Thursday, January 15, 2009

Memo

To: LA Freeway System
From: Robin Blair
Re: UNCLE!

That's it! I give up! So, now please stop tormenting me. I know I had gotten cocky. I know I had reached a point in my freeway driving career where I thought I had found a way to beat the system. But now I know that I was clearly mistaken. I now realize how powerful you are and that you will always have the ability to pummel me to a pulp whenever you feel like it. You're like a cruel god in a poor theology. Actually, you're like a Greek god. You are Zeus. And yesterday I heard your roar. And felt your thunderbolt.

The day started just like any other day. I went for a long run, took a shower, and got ready for class.

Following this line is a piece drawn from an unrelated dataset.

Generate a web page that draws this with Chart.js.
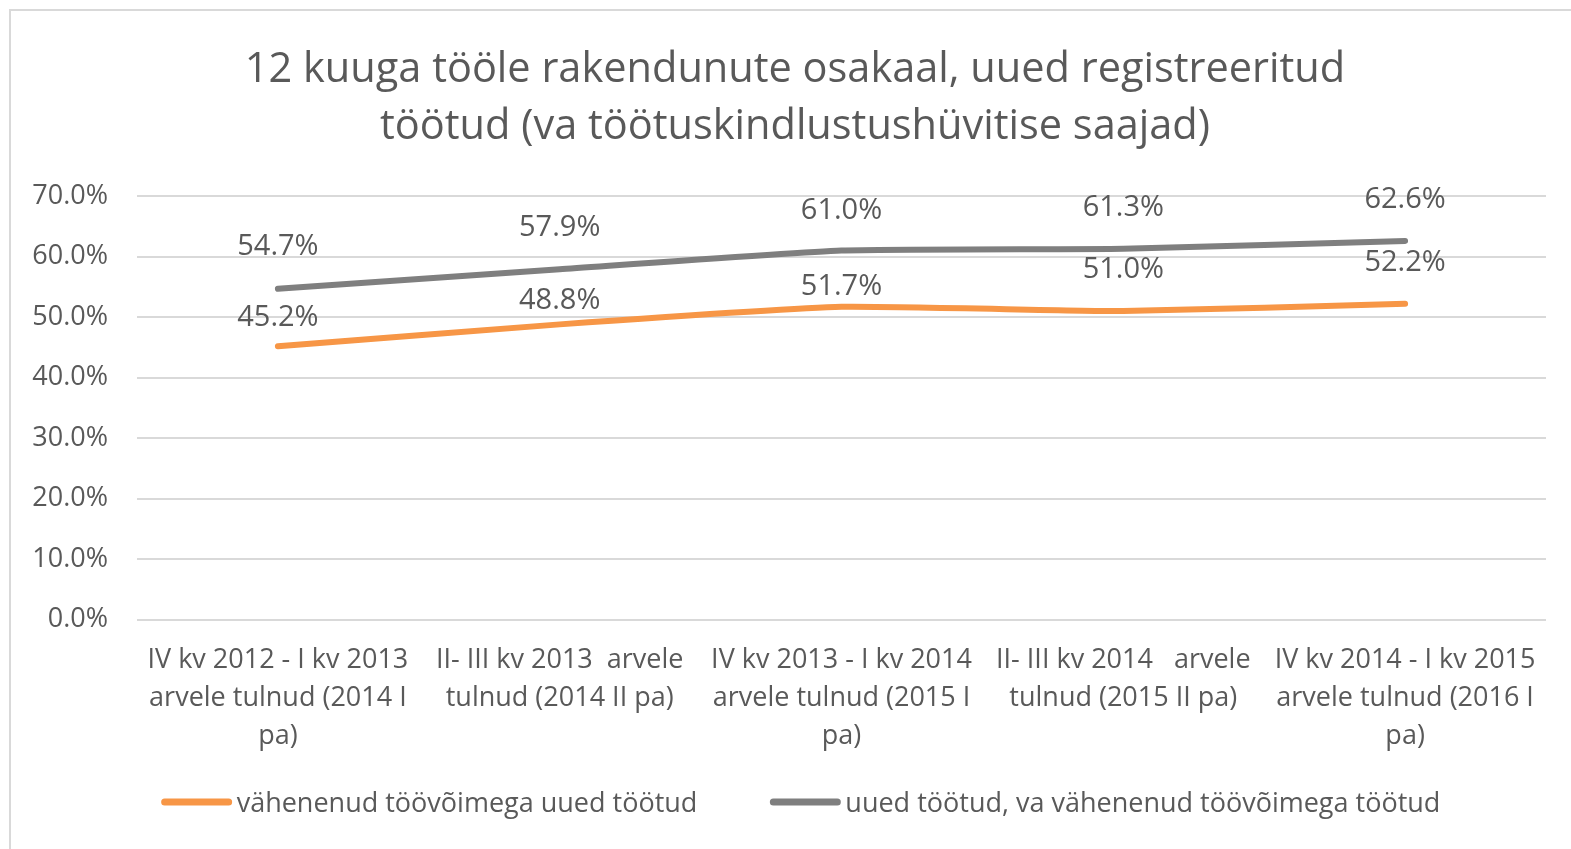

I put the finishing touches to my lecture powerpoints, jotted some notes to myself about copies I needed to make at the psych office before class, congratulated myself on starting carpool that day and reflected on what a good steward that made me. Things were good. I had no reason to anticipate the horror that was to come. Why? Because I have intentionally orchestrated my training placement and teaching positions to be at a location that is convenient to me (read: reverse traffic!). Oh how foolish I was to think all this scheming somehow made me immune to the travesties of living in L.A.

Shortly after my carpool partner picked me up, we were cruising down you, 210, at a respectable speed when all of a sudden traffic came to a halt. WHAT THE HECK? This never happens! In my optimistic state of mind, I had hope that things would clear up soon. After all, we had left plenty of time for us to make it to class...right? Wrong. As wrong as 80 degree weather in January. After moving approximately 3 miles in 1.5 hours, we had to cancel our classes. But I still had hope I could make it to my second class on time...right? Wrong again. Wrong like a chocolate-free dessert. After another half mile and half hour, I decided to cancel my second class, as well. We admitted defeat, made a u-turn, and headed back home, never having even made it to our destination. Well played, 210. Well played.

BUT WAIT! It gets better.

Since canceling classes opened my schedule quite a bit, I found myself more inclined to go with Ben and some friends to Hotel Cafe late last night to listen to Brian Wright. This talented guy leads a hard (i.e. addicted) life, so I'm not sure how much longer he'll be alive and I thought I better catch a show while I still had the chance. He was scheduled to go on stage around 10 o'clock, so we hopped on you, 110, about 9, and again made great progress (as any one should at that time of night), when all of a sudden traffic came to a halt. Sound familiar? Deja vu never felt so disgusting. As I proceeded to sit in traffic for another 2 hours, only to turn around and head home, again never making it to my destination, I came to the only plausible conclusion. You two, dearest 210 and 110, were in cahoots against me and were determined to squelch my will to live. Congratulations. You win. To think - I even washed my hair yesterday. What a waste.

So, this is me, eating humble pie. Please go back about your business of paying me no-never-mind. I will never again doubt your ability to ruin my life.

Good day.
Robin

3 comments:

charissa said...

yeah, living in LA is awesome isn't it.

the 134 is your friend, when going to hollywood! always!

Anthony said...

Very, very funny my friend. Is it ok to enjoy your writing and laugh even though it was so frustrating for you? Hope so.

Love you and Ben so much!

Tara and Dan said...

hahahahhah I'm sorry- I'm not laughing at you. I'm cursing the freeway with you! grrrrrrrrr lame-o traffic.